[Records with drawing code]
:::::

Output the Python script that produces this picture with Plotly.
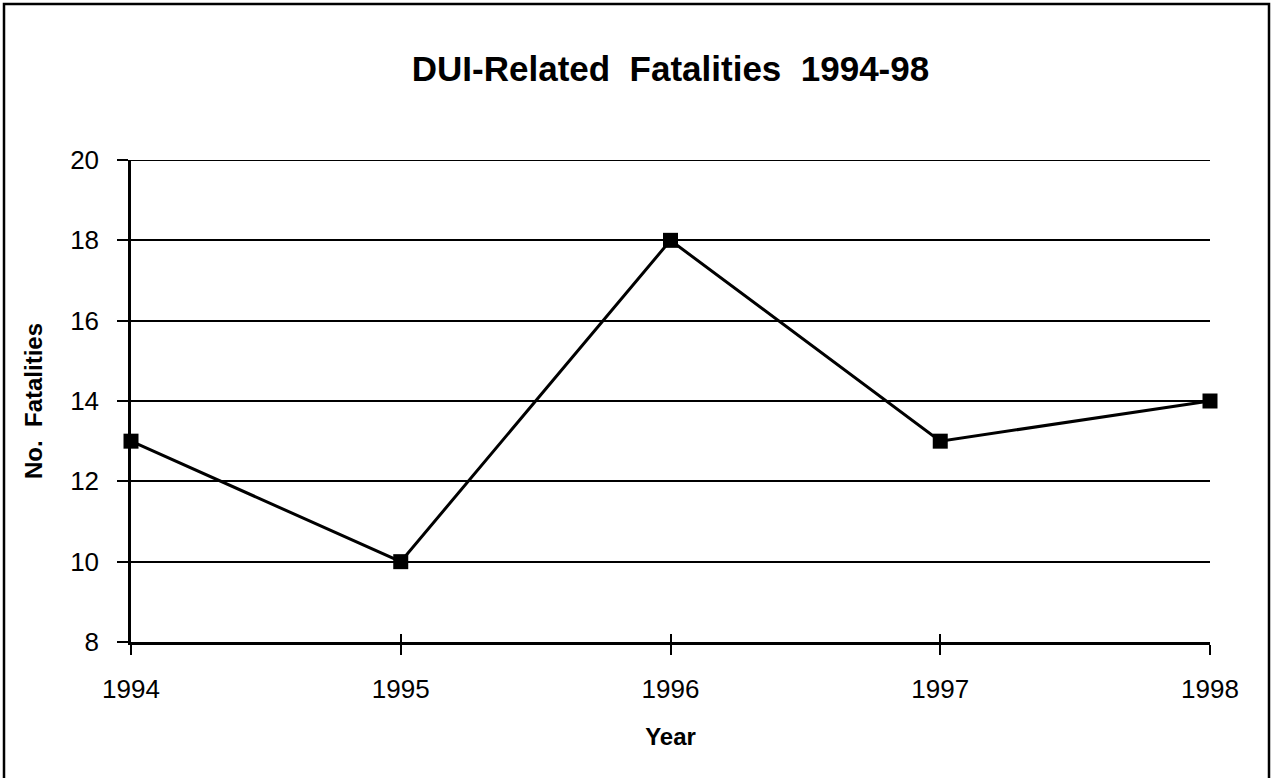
import plotly.graph_objects as go

years = [1994, 1995, 1996, 1997, 1998]
fatalities = [13, 10, 18, 13, 14]
y_ticks = [8, 10, 12, 14, 16, 18, 20]

title_text = "DUI-Related\u00a0\u00a0Fatalities\u00a0\u00a01994-98"
x_title = "Year"
y_title = "No.\u00a0\u00a0Fatalities"

W, H = 1272, 778
L, R, T, B = 131, 62, 160, 136
PW, PH = W - L - R, H - T - B
FONT = "Liberation Sans, Arial, Helvetica, sans-serif"

fig = go.Figure()
fig.add_trace(go.Scatter(
    x=years, y=fatalities, mode="lines+markers",
    line=dict(color="black", width=3),
    marker=dict(symbol="square", size=15, color="black"),
    cliponaxis=False, showlegend=False, hoverinfo="x+y",
))
# invisible trace for the overlay axis (inside ticks)
fig.add_trace(go.Scatter(x=years, y=fatalities, xaxis="x2", yaxis="y",
                         mode="markers", marker=dict(opacity=0),
                         showlegend=False, hoverinfo="skip"))

fig.update_layout(
    width=W, height=H,
    margin=dict(l=L, r=R, t=T, b=B),
    paper_bgcolor="white", plot_bgcolor="white",
    font=dict(family=FONT, color="black", size=26),
    title=dict(text=title_text, x=0.5, xanchor="center", xref="paper",
               y=1 - 69 / H, yanchor="middle", yref="container",
               font=dict(family=FONT, size=35, color="black", weight="bold")),
    xaxis=dict(range=[years[0], years[-1]], tickvals=years,
               ticktext=[str(y) for y in years],
               showgrid=False, zeroline=False,
               showline=True, linecolor="black", linewidth=2.5,
               ticks="outside", ticklen=10, tickwidth=2, tickcolor="black",
               ticklabelstandoff=12,
               tickfont=dict(size=26, family=FONT),
               title=dict(text=x_title, standoff=26,
                          font=dict(size=24, family=FONT, weight="bold"))),
    xaxis2=dict(range=[years[0], years[-1]], tickvals=years, overlaying="x",
                showticklabels=False, showgrid=False, zeroline=False,
                ticks="inside", ticklen=8, tickwidth=2, tickcolor="black",
                side="bottom", showline=False),
    yaxis=dict(range=[y_ticks[0], y_ticks[-1]], tickvals=y_ticks,
               showgrid=True, gridcolor="black", gridwidth=2.2,
               zeroline=False, showline=True, linecolor="black", linewidth=2.5,
               ticks="outside", ticklen=11, tickwidth=2, tickcolor="black",
               ticklabelstandoff=13,
               tickfont=dict(size=26, family=FONT),
               title=dict(text=y_title, standoff=21,
                          font=dict(size=24, family=FONT, weight="bold"))),
    shapes=[
        dict(type="line", xref="paper", yref="y", x0=0, x1=1,
             y0=y_ticks[-1], y1=y_ticks[-1],
             line=dict(color="black", width=2.2), layer="below"),
        dict(type="rect", xref="paper", yref="paper",
             x0=(4 - L) / PW, x1=(1269 - L) / PW,
             y0=-(779.4 - (H - B)) / PH,
             y1=1 + (T - 4) / PH,
             line=dict(color="black", width=2.5), layer="below"),
    ],
)

fig.write_html("out.html",
               config={"displayModeBar": False},
               post_script="document.body.style.margin='0';document.body.style.overflow='hidden';")
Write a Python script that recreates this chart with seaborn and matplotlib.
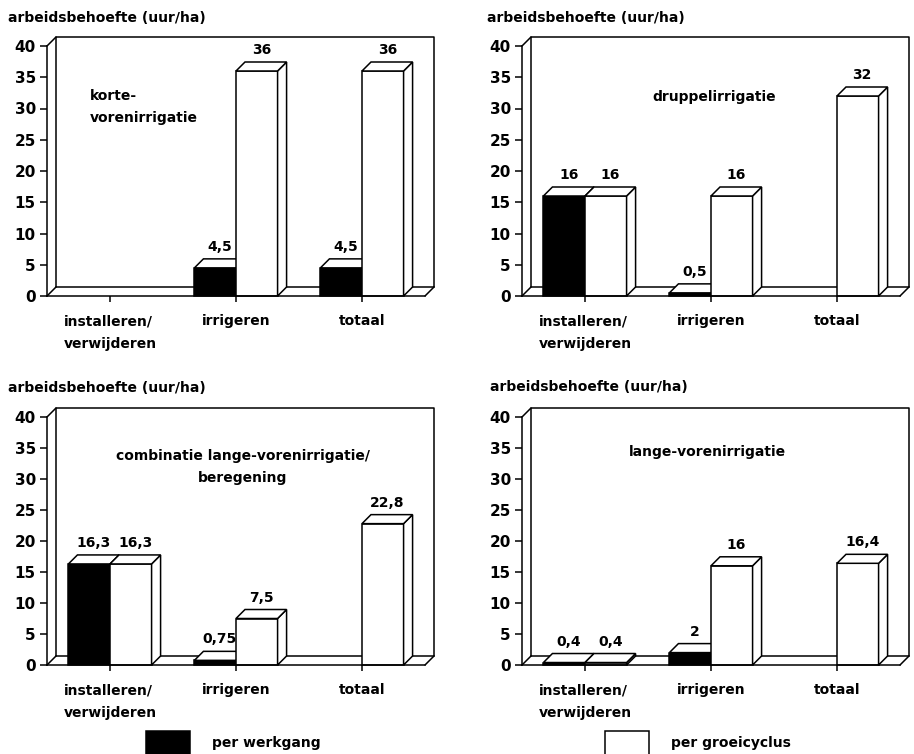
import numpy as np
import pandas as pd
import matplotlib
matplotlib.use("Agg")
import matplotlib.pyplot as plt
import seaborn as sns
from matplotlib.patches import Polygon, Patch
from matplotlib.lines import Line2D

# ---------------- data ----------------
categories = ["installeren/\nverwijderen", "irrigeren", "totaal"]
series = ["per werkgang", "per groeicyclus"]
y_ticks = [0, 5, 10, 15, 20, 25, 30, 35, 40]
y_label = "arbeidsbehoefte (uur/ha)"

titles = ["korte-\nvorenirrigatie", "druppelirrigatie",
          "combinatie lange-vorenirrigatie/\nberegening", "lange-vorenirrigatie"]

korte_werkgang = [np.nan, 4.5, 4.5]
korte_groei = [np.nan, 36, 36]
druppel_werkgang = [16, 0.5, np.nan]
druppel_groei = [16, 16, 32]
combi_werkgang = [16.3, 0.75, np.nan]
combi_groei = [16.3, 7.5, 22.8]
lange_werkgang = [0.4, 2, np.nan]
lange_groei = [0.4, 16, 16.4]

panels = [
    (korte_werkgang, korte_groei),
    (druppel_werkgang, druppel_groei),
    (combi_werkgang, combi_groei),
    (lange_werkgang, lange_groei),
]

# ---------------- style ----------------
sns.set_theme(style="white")
plt.rcParams["font.family"] = ["DejaVu Sans"]
plt.rcParams["font.weight"] = "bold"
for key in ["text.color", "axes.labelcolor", "xtick.color", "ytick.color", "axes.edgecolor"]:
    plt.rcParams[key] = "black"
FS = 10

W, H = 914, 754
fig = plt.figure(figsize=(W / 100, H / 100), dpi=100)
fig.patch.set_facecolor("white")

# axes rectangles in pixels (left, top-of-40, width, height)
ax_px = [(47, 46, 378, 250), (522, 46, 378, 250),
         (47, 417, 378, 248), (522, 417, 378, 248)]
DEPTH = 9  # pixels of pseudo-3D depth
LW = 1.1


def fmt(v):
    return f"{v:g}".replace(".", ",")


axes = []
for (l, t, w, h) in ax_px:
    ax = fig.add_axes([l / W, 1 - (t + h) / H, w / W, h / H])
    axes.append(ax)

for idx, (ax, (werk, groei)) in enumerate(zip(axes, panels)):
    df = pd.DataFrame({
        "categorie": categories * 2,
        "reeks": [series[0]] * 3 + [series[1]] * 3,
        "waarde": list(werk) + list(groei),
    }).dropna()
    sns.barplot(data=df, x="categorie", y="waarde", hue="reeks",
                order=categories, hue_order=series,
                palette=["black", "white"], saturation=1,
                edgecolor="black", linewidth=LW, width=0.66,
                errorbar=None, legend=False, ax=ax)
    ax.set_xlim(-0.5, 2.5)
    ax.set_ylim(0, 40)
    ax.set_yticks(y_ticks)
    ax.set_xlabel("")
    ax.set_ylabel("")
    ax.set_facecolor("none")

    l, t, w, h = ax_px[idx]
    ddx = DEPTH / (w / 3.0)
    ddy = DEPTH / (h / 40.0)
    x0, x1 = ax.get_xlim()

    # back wall and floor (pseudo-3D frame)
    wall = [
        ([x0 + ddx, x0 + ddx, x1 + ddx, x1 + ddx], [ddy, 40 + ddy, 40 + ddy, ddy]),
        ([x0, x0 + ddx], [40, 40 + ddy]),
        ([x0, x0 + ddx], [0, ddy]),
        ([x0 + ddx, x1 + ddx], [ddy, ddy]),
        ([x1, x1 + ddx], [0, ddy]),
    ]
    for xs, ys in wall:
        ax.add_line(Line2D(xs, ys, color="black", lw=LW, zorder=1, clip_on=False))

    # bars with 3D top and side
    bars = [p for p in ax.patches if np.isfinite(p.get_height())]
    bars.sort(key=lambda p: p.get_x())
    for i, p in enumerate(bars):
        z = 3 + i
        p.set_zorder(z)
        p.set_clip_on(False)
        x, bw, bh = p.get_x(), p.get_width(), p.get_height()
        top = Polygon([(x, bh), (x + bw, bh), (x + bw + ddx, bh + ddy), (x + ddx, bh + ddy)],
                      closed=True, facecolor="white", edgecolor="black", lw=LW,
                      zorder=z, clip_on=False)
        side = Polygon([(x + bw, 0), (x + bw + ddx, ddy), (x + bw + ddx, bh + ddy), (x + bw, bh)],
                       closed=True, facecolor="white", edgecolor="black", lw=LW,
                       zorder=z, clip_on=False)
        ax.add_patch(side)
        ax.add_patch(top)
        ax.text(x + bw / 2 + ddx / 2, bh + ddy + 0.8, fmt(bh), ha="center", va="bottom",
                fontsize=FS, zorder=20)

    # spines / ticks
    for s in ["top", "right"]:
        ax.spines[s].set_visible(False)
    for s in ["left", "bottom"]:
        ax.spines[s].set_color("black")
        ax.spines[s].set_linewidth(LW)
        ax.spines[s].set_zorder(30)
    ax.tick_params(axis="y", direction="out", length=5, width=LW, color="black",
                   labelsize=FS + 1, pad=3, left=True, labelcolor="black")
    ax.tick_params(axis="x", direction="out", length=4, width=LW, color="black",
                   labelsize=FS, pad=9, bottom=True, labelcolor="black")
    for lbl in ax.get_xticklabels():
        lbl.set_linespacing(1.8)
        lbl.set_multialignment("left")

# y-axis titles above each panel
for (px, py) in [(8, 18), (487, 18), (8, 388), (490, 387)]:
    fig.text(px / W, 1 - py / H, y_label, ha="left", va="center", fontsize=FS)

# panel titles
fig.text(90 / W, 1 - 107 / H, titles[0], ha="left", va="center", fontsize=FS, linespacing=1.8)
fig.text(714 / W, 1 - 97 / H, titles[1], ha="center", va="center", fontsize=FS)
fig.text(243 / W, 1 - 467 / H, titles[2], ha="center", va="center", fontsize=FS,
         linespacing=1.8, multialignment="center")
fig.text(707 / W, 1 - 452 / H, titles[3], ha="center", va="center", fontsize=FS)

# legend
for lab, fc, xa in [(series[0], "black", 133), (series[1], "white", 592)]:
    fig.legend(handles=[Patch(facecolor=fc, edgecolor="black", lw=LW, label=lab)],
               loc="center left", bbox_to_anchor=(xa / W, 1 - 743 / H),
               frameon=False, fontsize=FS, handlelength=3.2, handleheight=2.2,
               handletextpad=1.6)

fig.savefig("out.png", dpi=100, facecolor="white")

:::::

Quote only what lies between the first line of the records and the line containing "y_ticks = [8, 10, 12, 14, 16, 18, 20]", please, including both lines and excluding images.

• **SOLUTION TO THIS PROBLEM**:
Output the Python script that produces this picture with Plotly.
import plotly.graph_objects as go

years = [1994, 1995, 1996, 1997, 1998]
fatalities = [13, 10, 18, 13, 14]
y_ticks = [8, 10, 12, 14, 16, 18, 20]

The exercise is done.